# Supplied information
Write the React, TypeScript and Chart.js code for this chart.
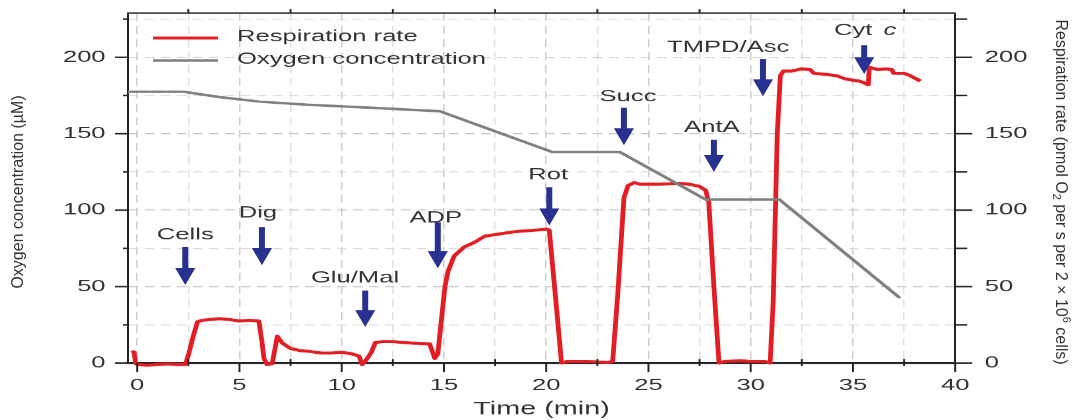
import React, { useEffect, useRef } from 'react';
import { Chart, registerables } from 'chart.js';

Chart.register(...registerables);

// ---------------- data ----------------
const respTime = [-0.25, -0.15, -0.08, 0, 0.5, 1, 1.5, 2, 2.35, 2.5, 2.75, 2.95, 3.2, 3.6, 4, 4.5, 5, 5.5, 5.95, 6.1, 6.2, 6.35, 6.6, 6.72, 6.85, 7.1, 7.5, 8, 8.5, 9, 9.5, 10, 10.5, 10.85, 11.0, 11.2, 11.45, 11.65, 12, 12.5, 13, 13.5, 14.3, 14.45, 14.55, 14.7, 14.85, 15.05, 15.2, 15.5, 16, 16.5, 17, 17.5, 18, 18.5, 19, 19.5, 20, 20.15, 20.45, 20.75, 21, 22, 23, 23.25, 23.5, 23.8, 24.0, 24.3, 24.6, 25.5, 26.5, 27.0, 27.5, 27.8, 27.95, 28.2, 28.45, 28.7, 29.5, 30, 30.7, 30.95, 31.1, 31.3, 31.45, 31.6, 32, 32.5, 32.9, 33.1, 33.6, 34.2, 34.6, 35, 35.3, 35.6, 35.75, 35.8, 36.2, 36.6, 36.9, 37.0, 37.5, 37.8, 38.3];
const respRate = [8, 7, 0, -1, -1.5, -1, -0.5, -1, -1, 5, 18, 27, 28, 28.5, 29, 28.5, 27.5, 28, 27.5, 14, 3, -1, -0.5, 8, 17.5, 13, 9.5, 8, 7.5, 6.5, 6.5, 7, 6, 4.5, -1, 2, 7, 13.5, 14, 14, 13.5, 13, 12.5, 7, 3, 6, 25, 50, 60, 70, 76, 79, 83, 84, 85, 86, 86.5, 87, 87.5, 87, 44, 0, 1, 1, 0.5, 1, 45, 108, 116, 118, 117, 117, 117.5, 117, 115.5, 113, 105, 50, 0, 1, 1.5, 1, 1, 0, 40, 150, 188, 191, 191, 192.5, 192, 189.5, 189, 188, 186, 185, 184.5, 183, 182, 193.5, 192, 192.5, 192, 189.5, 189.5, 188, 184.5];

const oxyTime = [-0.45, 2.3, 4.0, 6.0, 8.3, 11.5, 14.8, 20.3, 23.6, 27.8, 31.4, 37.3];
const oxyConc = [177.5, 177.5, 174, 171, 169, 167, 164.7, 138, 138, 107, 107, 42.5];

const xMajorTicks = [0, 5, 10, 15, 20, 25, 30, 35, 40];
const xMinorTicks = [2.5, 7.5, 12.5, 17.5, 22.5, 27.5, 32.5, 37.5];
const yMajorTicks = [0, 50, 100, 150, 200];
const yMinorTicks = [25, 75, 125, 175, 225];

const additions = ['Cells', 'Dig', 'Glu/Mal', 'ADP', 'Rot', 'Succ', 'AntA', 'TMPD/Asc', 'Cyt c'];
const arrowTime = [2.35, 6.1, 11.15, 14.7, 20.15, 23.8, 28.2, 30.6, 35.55];
const arrowTop = [76, 89, 47.5, 92, 115, 167, 146, 199, 208];
const arrowTip = [51, 64, 23.5, 62, 90, 142.5, 125, 174.5, 189];
const labelTime = [2.35, 5.9, 10.65, 14.6, 20.1, 24.0, 28.1, 28.9, 35.6];
const labelLevel = [83.7, 98, 55.5, 95, 123, 174, 154, 206.5, 217.6];

const seriesNames = ['Respiration rate', 'Oxygen concentration'];
const xTitle = 'Time (min)';
const leftTitle = 'Oxygen concentration (µM)';

// ---------------- styling ----------------
const STRETCH = 1.6; // the reference picture is stretched horizontally
const LOGICAL_W = 674;
const H = 420;
const FONT = '"Liberation Sans", Arial, Helvetica, sans-serif';
const TEXT = '#333333';
const RED = '#e31d24';
const GRAY = '#808080';
const BLUE = '#283190';

const isIn = (arr: number[], v: number) => arr.some((a) => Math.abs(a - v) < 1e-6);

const decorPlugin = {
  id: 'decor',
  afterDatasetsDraw(chart: any) {
    const ctx: CanvasRenderingContext2D = chart.ctx;
    const xs = chart.scales.x;
    const yl = chart.scales.y;
    const yr = chart.scales.y1;
    const { left, right, top, bottom } = chart.chartArea;
    ctx.save();

    // top frame
    ctx.strokeStyle = '#444';
    ctx.lineWidth = 1.6;
    ctx.beginPath();
    ctx.moveTo(left, top);
    ctx.lineTo(right, top);
    ctx.stroke();

    // tick marks
    const hLine = (x1: number, x2: number, y: number) => {
      ctx.beginPath();
      ctx.moveTo(x1, y);
      ctx.lineTo(x2, y);
      ctx.stroke();
    };
    const vLine = (x: number, y1: number, y2: number) => {
      ctx.beginPath();
      ctx.moveTo(x, y1);
      ctx.lineTo(x, y2);
      ctx.stroke();
    };
    ctx.strokeStyle = '#222';
    ctx.lineWidth = 1.5;
    yMajorTicks.forEach((v) => {
      const y = yl.getPixelForValue(v);
      hLine(left - 13 / STRETCH, left, y);
      hLine(right, right + 17 / STRETCH, y);
    });
    yMinorTicks.forEach((v) => {
      const y = yl.getPixelForValue(v);
      hLine(left - 5 / STRETCH, left, y);
      hLine(right, right + 12 / STRETCH, y);
    });
    ctx.lineWidth = 1.2;
    xMajorTicks.forEach((v) => {
      const x = xs.getPixelForValue(v);
      vLine(x, bottom, bottom + 9);
    });
    xMinorTicks.forEach((v) => {
      const x = xs.getPixelForValue(v);
      vLine(x, bottom - 4, bottom + 3);
      vLine(x, top - 4, top);
    });

    // arrows marking additions
    ctx.fillStyle = BLUE;
    const shaftHalf = 3 / STRETCH;
    const headHalf = 10 / STRETCH;
    const headLen = 17;
    additions.forEach((_, i) => {
      const x = xs.getPixelForValue(arrowTime[i]);
      const yTop = yr.getPixelForValue(arrowTop[i]);
      const yTip = yr.getPixelForValue(arrowTip[i]);
      const yHead = yTip - headLen;
      ctx.beginPath();
      ctx.moveTo(x - shaftHalf, yTop);
      ctx.lineTo(x + shaftHalf, yTop);
      ctx.lineTo(x + shaftHalf, yHead);
      ctx.lineTo(x + headHalf, yHead);
      ctx.lineTo(x, yTip);
      ctx.lineTo(x - headHalf, yHead);
      ctx.lineTo(x - shaftHalf, yHead);
      ctx.closePath();
      ctx.fill();
    });

    // labels of additions
    ctx.fillStyle = TEXT;
    ctx.textBaseline = 'middle';
    additions.forEach((name, i) => {
      const cx = xs.getPixelForValue(labelTime[i]);
      const cy = yr.getPixelForValue(labelLevel[i]);
      if (name === 'Cyt c') {
        ctx.font = `16px ${FONT}`;
        const w1 = ctx.measureText('Cyt').width;
        ctx.font = `italic 16px ${FONT}`;
        const w2 = ctx.measureText('c').width;
        const gap = 7;
        const start = cx - (w1 + gap + w2) / 2;
        ctx.textAlign = 'left';
        ctx.font = `16px ${FONT}`;
        ctx.fillText('Cyt', start, cy);
        ctx.font = `italic 16px ${FONT}`;
        ctx.fillText('c', start + w1 + gap, cy);
      } else {
        ctx.font = `16px ${FONT}`;
        ctx.textAlign = 'center';
        ctx.fillText(name, cx, cy);
      }
    });

    // legend inside the plot
    const legendRows = [
      { label: seriesNames[0], color: RED, width: 3, y: 38 },
      { label: seriesNames[1], color: GRAY, width: 2.5, y: 60.5 },
    ];
    legendRows.forEach((row) => {
      ctx.strokeStyle = row.color;
      ctx.lineWidth = row.width;
      hLine(153 / STRETCH, 218 / STRETCH, row.y);
      ctx.fillStyle = TEXT;
      ctx.font = `16px ${FONT}`;
      ctx.textAlign = 'left';
      ctx.textBaseline = 'middle';
      ctx.fillText(row.label, 237 / STRETCH, row.y - 1);
    });

    // vertical axis titles (drawn unstretched)
    type Part = { t: string; small?: boolean; dy?: number };
    const drawRich = (parts: Part[], cx: number, cy: number, rot: number) => {
      ctx.save();
      ctx.translate(cx, cy);
      ctx.scale(1 / STRETCH, 1);
      ctx.rotate(rot);
      ctx.textAlign = 'left';
      ctx.textBaseline = 'middle';
      ctx.fillStyle = TEXT;
      let total = 0;
      parts.forEach((p) => {
        ctx.font = p.small ? `11px ${FONT}` : `16px ${FONT}`;
        total += ctx.measureText(p.t).width;
      });
      let x = -total / 2;
      parts.forEach((p) => {
        ctx.font = p.small ? `11px ${FONT}` : `16px ${FONT}`;
        ctx.fillText(p.t, x, p.dy || 0);
        x += ctx.measureText(p.t).width;
      });
      ctx.restore();
    };
    const midY = (top + bottom) / 2 + 4;
    drawRich([{ t: leftTitle }], 19 / STRETCH, midY, -Math.PI / 2);
    drawRich(
      [
        { t: 'Respiration rate (pmol O' },
        { t: '2', small: true, dy: 4 },
        { t: ' per s per 2 × 10' },
        { t: '6', small: true, dy: -6 },
        { t: ' cells)' },
      ],
      1060 / STRETCH,
      midY,
      Math.PI / 2
    );

    ctx.restore();
  },
};

const noEdgePadding = (axis: any) => {
  axis.paddingTop = 0;
  axis.paddingBottom = 0;
  axis.paddingLeft = 0;
  axis.paddingRight = 0;
};

export default function App() {
  const ref = useRef<HTMLCanvasElement>(null);

  useEffect(() => {
    const canvas = ref.current;
    if (!canvas) return;
    const tickFont = { family: FONT, size: 16 };
    const xAll = [...xMajorTicks, ...xMinorTicks].sort((a, b) => a - b);
    const yAll = [...yMajorTicks, ...yMinorTicks].sort((a, b) => a - b);

    const chart = new Chart(canvas, {
      type: 'line',
      data: {
        datasets: [
          {
            label: seriesNames[1],
            data: oxyTime.map((t, i) => ({ x: t, y: oxyConc[i] })),
            yAxisID: 'y',
            borderColor: GRAY,
            borderWidth: 2.5,
            pointRadius: 0,
            tension: 0,
            fill: false,
          },
          {
            label: seriesNames[0],
            data: respTime.map((t, i) => ({ x: t, y: respRate[i] })),
            yAxisID: 'y1',
            borderColor: RED,
            borderWidth: 3,
            borderJoinStyle: 'round',
            pointRadius: 0,
            tension: 0,
            fill: false,
            clip: false,
          },
        ],
      },
      options: {
        responsive: false,
        devicePixelRatio: STRETCH,
        animation: false,
        events: [],
        layout: { padding: { top: 13, left: 0, right: 0, bottom: 0 } },
        plugins: {
          legend: { display: false },
          tooltip: { enabled: false },
          title: { display: false },
        },
        scales: {
          x: {
            type: 'linear',
            position: 'bottom',
            min: -0.45,
            max: 40,
            afterBuildTicks: (axis: any) => {
              axis.ticks = xAll.map((v) => ({ value: v }));
            },
            afterFit: (axis: any) => {
              axis.height = 57;
              noEdgePadding(axis);
            },
            ticks: {
              autoSkip: false,
              maxRotation: 0,
              padding: 13,
              font: tickFont,
              color: TEXT,
              callback: (v: any) => (isIn(xMajorTicks, Number(v)) ? String(v) : ''),
            },
            grid: {
              drawTicks: false,
              lineWidth: 0.8,
              color: (c: any) => (c.tick && isIn(xMajorTicks, c.tick.value) ? '#c6c6c6' : '#dcdcdc'),
            },
            border: { display: true, color: '#222', width: 2, dash: [8, 5] },
            title: {
              display: true,
              text: xTitle,
              font: { family: FONT, size: 18 },
              color: TEXT,
              padding: 0,
            },
          },
          y: {
            type: 'linear',
            position: 'left',
            min: 0,
            max: 229,
            afterBuildTicks: (axis: any) => {
              axis.ticks = yAll.map((v) => ({ value: v }));
            },
            afterFit: (axis: any) => {
              axis.width = 80;
              noEdgePadding(axis);
            },
            ticks: {
              autoSkip: false,
              padding: 14,
              font: tickFont,
              color: TEXT,
              callback: (v: any) => (isIn(yMajorTicks, Number(v)) ? String(v) : ''),
            },
            grid: {
              drawTicks: false,
              lineWidth: 1,
              color: (c: any) => (c.tick && isIn(yMajorTicks, c.tick.value) ? '#c6c6c6' : '#dcdcdc'),
            },
            border: { display: true, color: '#222', width: 1.25, dash: [6, 4] },
            title: { display: false },
          },
          y1: {
            type: 'linear',
            position: 'right',
            min: 0,
            max: 229,
            afterBuildTicks: (axis: any) => {
              axis.ticks = yAll.map((v) => ({ value: v }));
            },
            afterFit: (axis: any) => {
              axis.width = 77;
              noEdgePadding(axis);
            },
            ticks: {
              autoSkip: false,
              padding: 18.5,
              font: tickFont,
              color: TEXT,
              callback: (v: any) => (isIn(yMajorTicks, Number(v)) ? String(v) : ''),
            },
            grid: { drawOnChartArea: false, drawTicks: false },
            border: { display: true, color: '#222', width: 1.25 },
            title: { display: false },
          },
        },
      } as any,
      plugins: [decorPlugin],
    });
    return () => chart.destroy();
  }, []);

  return (
    <div style={{ position: 'fixed', left: 0, top: 0, width: 1078, height: H, background: '#fff' }}>
      <canvas
        ref={ref}
        width={LOGICAL_W}
        height={H}
        style={{ width: '1078px', height: `${H}px`, display: 'block' }}
      />
    </div>
  );
}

# The request
From the opening line of the listing above through the line bearing "Chart.register(...registerables);", repeat each line exactly. Drop every picture.

# Output of the exercise
Write the React, TypeScript and Chart.js code for this chart.
import React, { useEffect, useRef } from 'react';
import { Chart, registerables } from 'chart.js';

Chart.register(...registerables);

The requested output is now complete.